ITEMS |
▼

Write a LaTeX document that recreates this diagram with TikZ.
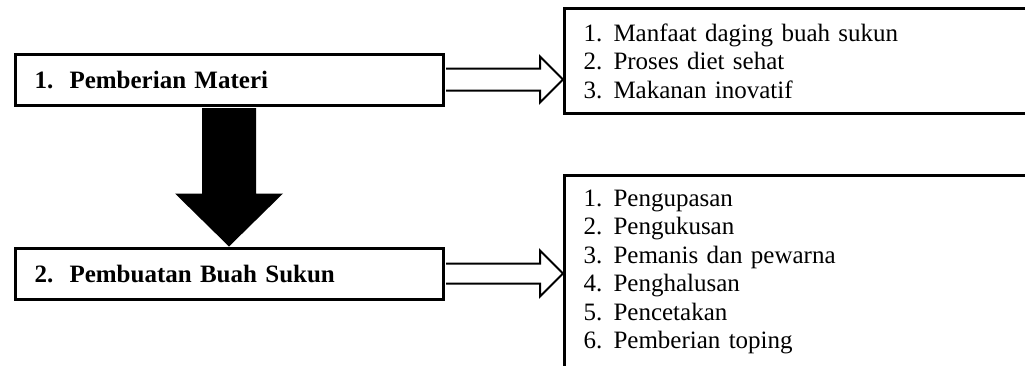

▲
▼

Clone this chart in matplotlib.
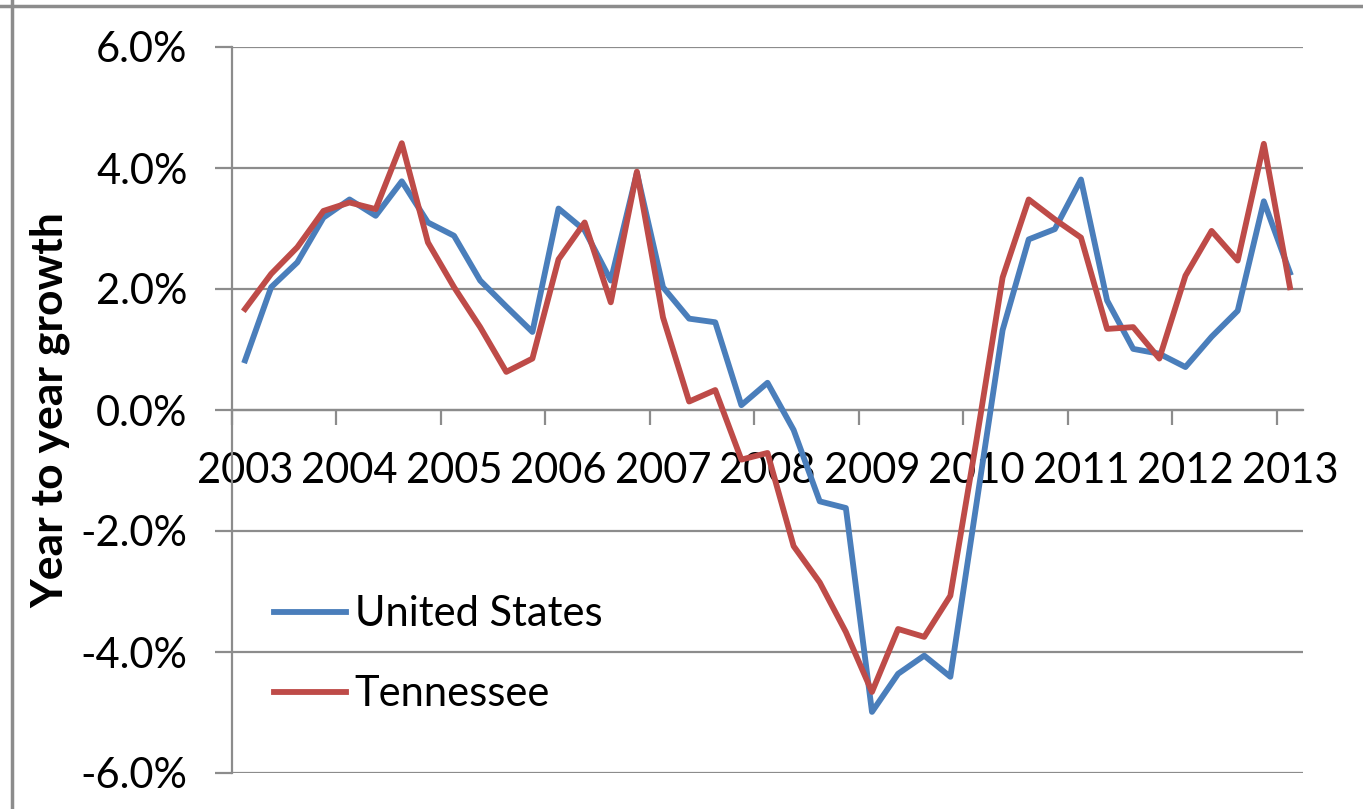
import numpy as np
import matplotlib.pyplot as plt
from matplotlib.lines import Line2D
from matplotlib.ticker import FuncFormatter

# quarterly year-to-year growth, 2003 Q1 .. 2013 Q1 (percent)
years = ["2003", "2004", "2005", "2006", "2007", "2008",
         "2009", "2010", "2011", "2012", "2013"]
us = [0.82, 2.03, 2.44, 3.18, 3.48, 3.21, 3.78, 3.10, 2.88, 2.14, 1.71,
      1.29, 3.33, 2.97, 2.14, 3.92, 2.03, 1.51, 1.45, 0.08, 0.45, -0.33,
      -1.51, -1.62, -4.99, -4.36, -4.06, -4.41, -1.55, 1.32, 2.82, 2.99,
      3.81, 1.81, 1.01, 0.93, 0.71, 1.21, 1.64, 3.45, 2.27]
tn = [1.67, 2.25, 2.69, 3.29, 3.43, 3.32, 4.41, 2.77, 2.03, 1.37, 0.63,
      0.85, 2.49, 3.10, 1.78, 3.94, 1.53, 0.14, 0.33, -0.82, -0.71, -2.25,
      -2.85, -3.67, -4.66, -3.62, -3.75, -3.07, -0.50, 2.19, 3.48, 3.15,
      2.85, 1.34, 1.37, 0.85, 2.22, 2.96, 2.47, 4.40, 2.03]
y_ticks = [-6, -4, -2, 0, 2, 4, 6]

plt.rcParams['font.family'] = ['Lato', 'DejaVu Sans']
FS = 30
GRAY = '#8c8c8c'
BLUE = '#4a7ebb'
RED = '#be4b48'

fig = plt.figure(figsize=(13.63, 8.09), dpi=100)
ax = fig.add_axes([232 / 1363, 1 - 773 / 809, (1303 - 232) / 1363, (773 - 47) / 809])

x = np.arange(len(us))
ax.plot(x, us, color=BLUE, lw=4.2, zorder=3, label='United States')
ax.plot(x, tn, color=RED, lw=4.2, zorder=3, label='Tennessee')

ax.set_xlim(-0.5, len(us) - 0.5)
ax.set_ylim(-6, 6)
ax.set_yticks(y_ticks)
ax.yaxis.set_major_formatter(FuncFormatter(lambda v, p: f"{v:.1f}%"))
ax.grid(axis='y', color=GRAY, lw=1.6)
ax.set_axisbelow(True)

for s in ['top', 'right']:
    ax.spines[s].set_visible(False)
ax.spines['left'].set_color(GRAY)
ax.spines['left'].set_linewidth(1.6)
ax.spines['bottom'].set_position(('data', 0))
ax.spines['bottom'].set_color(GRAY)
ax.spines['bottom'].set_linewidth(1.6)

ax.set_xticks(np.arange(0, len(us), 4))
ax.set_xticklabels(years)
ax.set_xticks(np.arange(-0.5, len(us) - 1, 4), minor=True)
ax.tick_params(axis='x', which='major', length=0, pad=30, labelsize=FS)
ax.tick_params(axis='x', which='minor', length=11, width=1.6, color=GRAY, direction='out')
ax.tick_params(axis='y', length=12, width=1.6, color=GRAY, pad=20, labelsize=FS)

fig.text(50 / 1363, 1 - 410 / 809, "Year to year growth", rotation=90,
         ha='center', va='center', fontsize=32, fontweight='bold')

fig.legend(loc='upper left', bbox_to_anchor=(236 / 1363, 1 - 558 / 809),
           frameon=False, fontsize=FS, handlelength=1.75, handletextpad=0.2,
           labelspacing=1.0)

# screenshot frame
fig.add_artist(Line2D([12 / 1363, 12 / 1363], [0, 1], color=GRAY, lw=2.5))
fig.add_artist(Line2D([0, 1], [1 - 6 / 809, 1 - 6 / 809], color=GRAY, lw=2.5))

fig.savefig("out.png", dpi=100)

▲
▼

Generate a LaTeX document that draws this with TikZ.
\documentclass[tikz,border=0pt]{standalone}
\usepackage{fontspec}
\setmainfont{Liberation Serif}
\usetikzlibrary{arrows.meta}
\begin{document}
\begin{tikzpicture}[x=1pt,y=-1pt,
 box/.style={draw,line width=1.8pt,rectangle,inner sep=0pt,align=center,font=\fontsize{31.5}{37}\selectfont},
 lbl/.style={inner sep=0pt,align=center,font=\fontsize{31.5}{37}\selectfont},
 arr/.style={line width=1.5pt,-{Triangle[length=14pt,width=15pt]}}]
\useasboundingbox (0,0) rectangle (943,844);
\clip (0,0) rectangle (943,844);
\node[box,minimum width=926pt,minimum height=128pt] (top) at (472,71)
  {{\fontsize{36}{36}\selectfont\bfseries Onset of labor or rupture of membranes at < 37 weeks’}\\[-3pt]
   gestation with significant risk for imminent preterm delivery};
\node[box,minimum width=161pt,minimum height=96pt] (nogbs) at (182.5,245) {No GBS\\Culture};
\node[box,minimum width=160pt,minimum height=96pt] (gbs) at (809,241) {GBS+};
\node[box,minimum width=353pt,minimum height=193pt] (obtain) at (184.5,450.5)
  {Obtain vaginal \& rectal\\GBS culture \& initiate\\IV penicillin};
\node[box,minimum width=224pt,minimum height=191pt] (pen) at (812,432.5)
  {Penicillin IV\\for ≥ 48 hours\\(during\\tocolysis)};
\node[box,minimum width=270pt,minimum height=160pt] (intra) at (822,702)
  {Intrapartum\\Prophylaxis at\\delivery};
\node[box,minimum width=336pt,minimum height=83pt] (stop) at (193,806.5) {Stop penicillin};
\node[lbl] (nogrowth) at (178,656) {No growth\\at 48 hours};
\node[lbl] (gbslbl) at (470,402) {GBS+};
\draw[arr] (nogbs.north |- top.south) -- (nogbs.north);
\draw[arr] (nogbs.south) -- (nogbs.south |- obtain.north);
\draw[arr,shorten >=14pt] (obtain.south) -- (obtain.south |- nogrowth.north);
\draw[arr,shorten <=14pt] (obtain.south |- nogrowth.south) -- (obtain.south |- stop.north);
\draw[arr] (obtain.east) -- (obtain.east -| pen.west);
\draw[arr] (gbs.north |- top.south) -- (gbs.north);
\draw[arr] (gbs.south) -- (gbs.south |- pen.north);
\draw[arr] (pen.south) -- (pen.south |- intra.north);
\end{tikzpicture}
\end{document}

▲

EXERCISE REQUIREMENTS |
Using the entries above, reproduce word for word only the lines from the one that contains "Clone this chart in matplotlib." to the one that contains "RED = '#be4b48'", both ends included, and drop every picture.

FINISHED EXERCISE |
Clone this chart in matplotlib.
import numpy as np
import matplotlib.pyplot as plt
from matplotlib.lines import Line2D
from matplotlib.ticker import FuncFormatter

# quarterly year-to-year growth, 2003 Q1 .. 2013 Q1 (percent)
years = ["2003", "2004", "2005", "2006", "2007", "2008",
         "2009", "2010", "2011", "2012", "2013"]
us = [0.82, 2.03, 2.44, 3.18, 3.48, 3.21, 3.78, 3.10, 2.88, 2.14, 1.71,
      1.29, 3.33, 2.97, 2.14, 3.92, 2.03, 1.51, 1.45, 0.08, 0.45, -0.33,
      -1.51, -1.62, -4.99, -4.36, -4.06, -4.41, -1.55, 1.32, 2.82, 2.99,
      3.81, 1.81, 1.01, 0.93, 0.71, 1.21, 1.64, 3.45, 2.27]
tn = [1.67, 2.25, 2.69, 3.29, 3.43, 3.32, 4.41, 2.77, 2.03, 1.37, 0.63,
      0.85, 2.49, 3.10, 1.78, 3.94, 1.53, 0.14, 0.33, -0.82, -0.71, -2.25,
      -2.85, -3.67, -4.66, -3.62, -3.75, -3.07, -0.50, 2.19, 3.48, 3.15,
      2.85, 1.34, 1.37, 0.85, 2.22, 2.96, 2.47, 4.40, 2.03]
y_ticks = [-6, -4, -2, 0, 2, 4, 6]

plt.rcParams['font.family'] = ['Lato', 'DejaVu Sans']
FS = 30
GRAY = '#8c8c8c'
BLUE = '#4a7ebb'
RED = '#be4b48'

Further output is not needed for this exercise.